### [DATA PROVIDED]
------------------------------------------------
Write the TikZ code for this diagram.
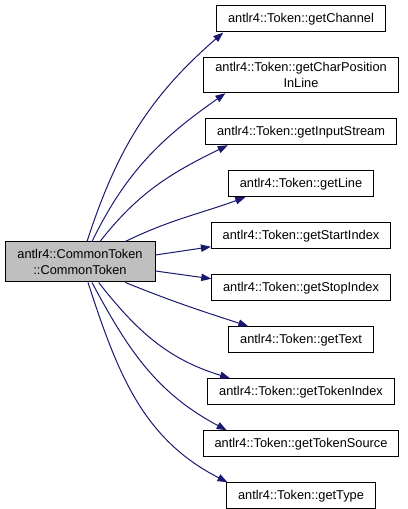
\documentclass[tikz,border=0pt]{standalone}
\usepackage{fontspec}
\setmainfont{Liberation Sans}
\usepackage{xcolor}
\usetikzlibrary{positioning,arrows.meta}
\definecolor{edgeblue}{HTML}{191970}
\definecolor{rootfill}{HTML}{BFBFBF}
\tikzset{
  member/.style={
    draw=black, line width=0.75pt, fill=white,
    inner xsep=8.5pt, inner ysep=3.5pt, align=center,
    font=\fontsize{9.6}{12}\selectfont, minimum height=19.5pt},
  rootbox/.style={member, fill=rootfill, minimum width=112.5pt, minimum height=30pt},
  call/.style={draw=edgeblue, line width=0.75pt,
    -{Triangle[length=7.5pt,width=5.5pt]}},
}

\begin{document}
\begin{tikzpicture}[x=0.75pt, y=0.75pt]
  \useasboundingbox (0,0) rectangle (407,509);

  \node[rootbox] (main) at (80,247) {antlr4::CommonToken\\::CommonToken};

  \node[member] (chan) at (301,490) {antlr4::Token::getChannel};
  \node[member, below=18.75pt of chan] (cpos)
    {antlr4::Token::getCharPosition\\InLine};
  \node[member, below=18.75pt of cpos] (input) {antlr4::Token::getInputStream};
  \node[member, below=18.75pt of input] (line) {antlr4::Token::getLine};
  \node[member, below=18.75pt of line] (start) {antlr4::Token::getStartIndex};
  \node[member, below=18.75pt of start] (stop) {antlr4::Token::getStopIndex};
  \node[member, below=18.75pt of stop] (text) {antlr4::Token::getText};
  \node[member, below=18.75pt of text] (tindex) {antlr4::Token::getTokenIndex};
  \node[member, below=18.75pt of tindex] (tsource) {antlr4::Token::getTokenSource};
  \node[member, below=18.75pt of tsource] (type) {antlr4::Token::getType};

  % calls above the root
  \draw[call] ([xshift=5.25pt]main.north) to[out=72,in=221] ([xshift=5.25pt]chan.south west);
  \draw[call] ([xshift=9pt]main.north) to[out=64,in=215] ([xshift=16.5pt]cpos.south west);
  \draw[call] ([xshift=15pt]main.north) to[out=52,in=206] ([xshift=17pt]input.south west);
  \draw[call] ([xshift=34pt]main.north) to[out=26,in=200] ([xshift=13pt]line.south west);
  % calls beside the root
  \draw[call] ([yshift=5.25pt]main.east) -- ([yshift=-8.25pt]start.west);
  \draw[call] ([yshift=-6.75pt]main.east) -- ([yshift=6.75pt]stop.west);
  % calls below the root
  \draw[call] ([xshift=34pt]main.south) to[out=-22,in=162] ([xshift=15pt]text.north west);
  \draw[call] ([xshift=14pt]main.south) to[out=-52,in=163] ([xshift=17pt]tindex.north west);
  \draw[call] ([xshift=9pt]main.south) to[out=-62,in=152] ([xshift=18pt]tsource.north west);
  \draw[call] ([xshift=6pt]main.south) to[out=-72,in=153] ([xshift=1pt]type.north west);

\end{tikzpicture}
\end{document}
------------------------------------------------
### [SET TASK]
Exactly restate the lines from the beginning of the data through the line with "below=18.75pt of tsource]", and no others, keeping pictures out.

### [WORKED ANSWER]
Write the TikZ code for this diagram.
\documentclass[tikz,border=0pt]{standalone}
\usepackage{fontspec}
\setmainfont{Liberation Sans}
\usepackage{xcolor}
\usetikzlibrary{positioning,arrows.meta}
\definecolor{edgeblue}{HTML}{191970}
\definecolor{rootfill}{HTML}{BFBFBF}
\tikzset{
  member/.style={
    draw=black, line width=0.75pt, fill=white,
    inner xsep=8.5pt, inner ysep=3.5pt, align=center,
    font=\fontsize{9.6}{12}\selectfont, minimum height=19.5pt},
  rootbox/.style={member, fill=rootfill, minimum width=112.5pt, minimum height=30pt},
  call/.style={draw=edgeblue, line width=0.75pt,
    -{Triangle[length=7.5pt,width=5.5pt]}},
}

\begin{document}
\begin{tikzpicture}[x=0.75pt, y=0.75pt]
  \useasboundingbox (0,0) rectangle (407,509);

  \node[rootbox] (main) at (80,247) {antlr4::CommonToken\\::CommonToken};

  \node[member] (chan) at (301,490) {antlr4::Token::getChannel};
  \node[member, below=18.75pt of chan] (cpos)
    {antlr4::Token::getCharPosition\\InLine};
  \node[member, below=18.75pt of cpos] (input) {antlr4::Token::getInputStream};
  \node[member, below=18.75pt of input] (line) {antlr4::Token::getLine};
  \node[member, below=18.75pt of line] (start) {antlr4::Token::getStartIndex};
  \node[member, below=18.75pt of start] (stop) {antlr4::Token::getStopIndex};
  \node[member, below=18.75pt of stop] (text) {antlr4::Token::getText};
  \node[member, below=18.75pt of text] (tindex) {antlr4::Token::getTokenIndex};
  \node[member, below=18.75pt of tindex] (tsource) {antlr4::Token::getTokenSource};
  \node[member, below=18.75pt of tsource] (type) {antlr4::Token::getType};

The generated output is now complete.